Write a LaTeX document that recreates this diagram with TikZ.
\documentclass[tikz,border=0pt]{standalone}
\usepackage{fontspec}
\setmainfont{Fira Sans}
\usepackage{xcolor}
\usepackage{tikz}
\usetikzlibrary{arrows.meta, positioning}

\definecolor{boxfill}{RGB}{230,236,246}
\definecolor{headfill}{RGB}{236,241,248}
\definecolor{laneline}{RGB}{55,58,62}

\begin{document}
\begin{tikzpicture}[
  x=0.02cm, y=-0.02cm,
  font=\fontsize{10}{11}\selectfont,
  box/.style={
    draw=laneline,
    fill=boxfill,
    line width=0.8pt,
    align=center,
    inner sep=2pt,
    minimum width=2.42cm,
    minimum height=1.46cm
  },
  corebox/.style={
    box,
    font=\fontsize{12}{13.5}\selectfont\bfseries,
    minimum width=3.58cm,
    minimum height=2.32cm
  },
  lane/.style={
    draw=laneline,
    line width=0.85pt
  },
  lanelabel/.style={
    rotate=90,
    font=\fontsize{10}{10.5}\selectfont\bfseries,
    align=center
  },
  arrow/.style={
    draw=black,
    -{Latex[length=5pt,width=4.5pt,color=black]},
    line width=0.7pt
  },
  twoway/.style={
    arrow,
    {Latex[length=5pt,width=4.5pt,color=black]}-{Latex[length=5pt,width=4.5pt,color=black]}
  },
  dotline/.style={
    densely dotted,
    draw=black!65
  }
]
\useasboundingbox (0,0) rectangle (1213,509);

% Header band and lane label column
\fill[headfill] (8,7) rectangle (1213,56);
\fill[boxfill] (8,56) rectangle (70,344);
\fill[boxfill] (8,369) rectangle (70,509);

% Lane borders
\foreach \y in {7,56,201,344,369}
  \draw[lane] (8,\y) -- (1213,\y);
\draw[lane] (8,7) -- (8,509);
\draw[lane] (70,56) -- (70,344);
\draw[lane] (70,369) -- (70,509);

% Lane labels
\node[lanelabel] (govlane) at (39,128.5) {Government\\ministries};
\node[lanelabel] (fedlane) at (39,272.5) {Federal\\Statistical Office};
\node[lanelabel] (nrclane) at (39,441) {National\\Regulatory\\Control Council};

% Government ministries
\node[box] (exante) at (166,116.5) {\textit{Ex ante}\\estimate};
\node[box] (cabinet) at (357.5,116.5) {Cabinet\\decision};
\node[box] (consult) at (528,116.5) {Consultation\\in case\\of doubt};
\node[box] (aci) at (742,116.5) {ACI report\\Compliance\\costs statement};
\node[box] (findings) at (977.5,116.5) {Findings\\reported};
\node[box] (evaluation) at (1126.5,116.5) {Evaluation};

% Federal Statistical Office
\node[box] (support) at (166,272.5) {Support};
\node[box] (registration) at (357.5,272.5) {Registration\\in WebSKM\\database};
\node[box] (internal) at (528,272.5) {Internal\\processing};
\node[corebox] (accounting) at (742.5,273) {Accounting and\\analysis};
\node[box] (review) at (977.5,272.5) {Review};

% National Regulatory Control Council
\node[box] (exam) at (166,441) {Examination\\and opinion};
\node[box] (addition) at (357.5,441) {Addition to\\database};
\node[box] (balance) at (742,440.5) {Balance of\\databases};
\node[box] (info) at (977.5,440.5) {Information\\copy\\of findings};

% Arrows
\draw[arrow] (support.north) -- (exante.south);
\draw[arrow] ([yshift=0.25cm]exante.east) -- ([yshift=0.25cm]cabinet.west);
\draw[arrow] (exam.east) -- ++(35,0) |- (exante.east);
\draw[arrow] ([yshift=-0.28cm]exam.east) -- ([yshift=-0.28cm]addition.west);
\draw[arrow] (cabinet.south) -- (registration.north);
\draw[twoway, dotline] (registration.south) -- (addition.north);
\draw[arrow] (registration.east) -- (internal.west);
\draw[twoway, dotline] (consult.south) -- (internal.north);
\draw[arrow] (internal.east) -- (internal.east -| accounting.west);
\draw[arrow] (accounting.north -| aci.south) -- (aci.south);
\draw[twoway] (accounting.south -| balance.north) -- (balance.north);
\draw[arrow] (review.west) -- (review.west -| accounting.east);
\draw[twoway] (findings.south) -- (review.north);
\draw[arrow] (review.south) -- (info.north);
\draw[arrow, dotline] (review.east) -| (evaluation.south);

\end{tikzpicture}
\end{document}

Goal. Extract each line from the listing above, please, and repeat it exactly.

Response to this exercise.
Write a LaTeX document that recreates this diagram with TikZ.
\documentclass[tikz,border=0pt]{standalone}
\usepackage{fontspec}
\setmainfont{Fira Sans}
\usepackage{xcolor}
\usepackage{tikz}
\usetikzlibrary{arrows.meta, positioning}

\definecolor{boxfill}{RGB}{230,236,246}
\definecolor{headfill}{RGB}{236,241,248}
\definecolor{laneline}{RGB}{55,58,62}

\begin{document}
\begin{tikzpicture}[
  x=0.02cm, y=-0.02cm,
  font=\fontsize{10}{11}\selectfont,
  box/.style={
    draw=laneline,
    fill=boxfill,
    line width=0.8pt,
    align=center,
    inner sep=2pt,
    minimum width=2.42cm,
    minimum height=1.46cm
  },
  corebox/.style={
    box,
    font=\fontsize{12}{13.5}\selectfont\bfseries,
    minimum width=3.58cm,
    minimum height=2.32cm
  },
  lane/.style={
    draw=laneline,
    line width=0.85pt
  },
  lanelabel/.style={
    rotate=90,
    font=\fontsize{10}{10.5}\selectfont\bfseries,
    align=center
  },
  arrow/.style={
    draw=black,
    -{Latex[length=5pt,width=4.5pt,color=black]},
    line width=0.7pt
  },
  twoway/.style={
    arrow,
    {Latex[length=5pt,width=4.5pt,color=black]}-{Latex[length=5pt,width=4.5pt,color=black]}
  },
  dotline/.style={
    densely dotted,
    draw=black!65
  }
]
\useasboundingbox (0,0) rectangle (1213,509);

% Header band and lane label column
\fill[headfill] (8,7) rectangle (1213,56);
\fill[boxfill] (8,56) rectangle (70,344);
\fill[boxfill] (8,369) rectangle (70,509);

% Lane borders
\foreach \y in {7,56,201,344,369}
  \draw[lane] (8,\y) -- (1213,\y);
\draw[lane] (8,7) -- (8,509);
\draw[lane] (70,56) -- (70,344);
\draw[lane] (70,369) -- (70,509);

% Lane labels
\node[lanelabel] (govlane) at (39,128.5) {Government\\ministries};
\node[lanelabel] (fedlane) at (39,272.5) {Federal\\Statistical Office};
\node[lanelabel] (nrclane) at (39,441) {National\\Regulatory\\Control Council};

% Government ministries
\node[box] (exante) at (166,116.5) {\textit{Ex ante}\\estimate};
\node[box] (cabinet) at (357.5,116.5) {Cabinet\\decision};
\node[box] (consult) at (528,116.5) {Consultation\\in case\\of doubt};
\node[box] (aci) at (742,116.5) {ACI report\\Compliance\\costs statement};
\node[box] (findings) at (977.5,116.5) {Findings\\reported};
\node[box] (evaluation) at (1126.5,116.5) {Evaluation};

% Federal Statistical Office
\node[box] (support) at (166,272.5) {Support};
\node[box] (registration) at (357.5,272.5) {Registration\\in WebSKM\\database};
\node[box] (internal) at (528,272.5) {Internal\\processing};
\node[corebox] (accounting) at (742.5,273) {Accounting and\\analysis};
\node[box] (review) at (977.5,272.5) {Review};

% National Regulatory Control Council
\node[box] (exam) at (166,441) {Examination\\and opinion};
\node[box] (addition) at (357.5,441) {Addition to\\database};
\node[box] (balance) at (742,440.5) {Balance of\\databases};
\node[box] (info) at (977.5,440.5) {Information\\copy\\of findings};

% Arrows
\draw[arrow] (support.north) -- (exante.south);
\draw[arrow] ([yshift=0.25cm]exante.east) -- ([yshift=0.25cm]cabinet.west);
\draw[arrow] (exam.east) -- ++(35,0) |- (exante.east);
\draw[arrow] ([yshift=-0.28cm]exam.east) -- ([yshift=-0.28cm]addition.west);
\draw[arrow] (cabinet.south) -- (registration.north);
\draw[twoway, dotline] (registration.south) -- (addition.north);
\draw[arrow] (registration.east) -- (internal.west);
\draw[twoway, dotline] (consult.south) -- (internal.north);
\draw[arrow] (internal.east) -- (internal.east -| accounting.west);
\draw[arrow] (accounting.north -| aci.south) -- (aci.south);
\draw[twoway] (accounting.south -| balance.north) -- (balance.north);
\draw[arrow] (review.west) -- (review.west -| accounting.east);
\draw[twoway] (findings.south) -- (review.north);
\draw[arrow] (review.south) -- (info.north);
\draw[arrow, dotline] (review.east) -| (evaluation.south);

\end{tikzpicture}
\end{document}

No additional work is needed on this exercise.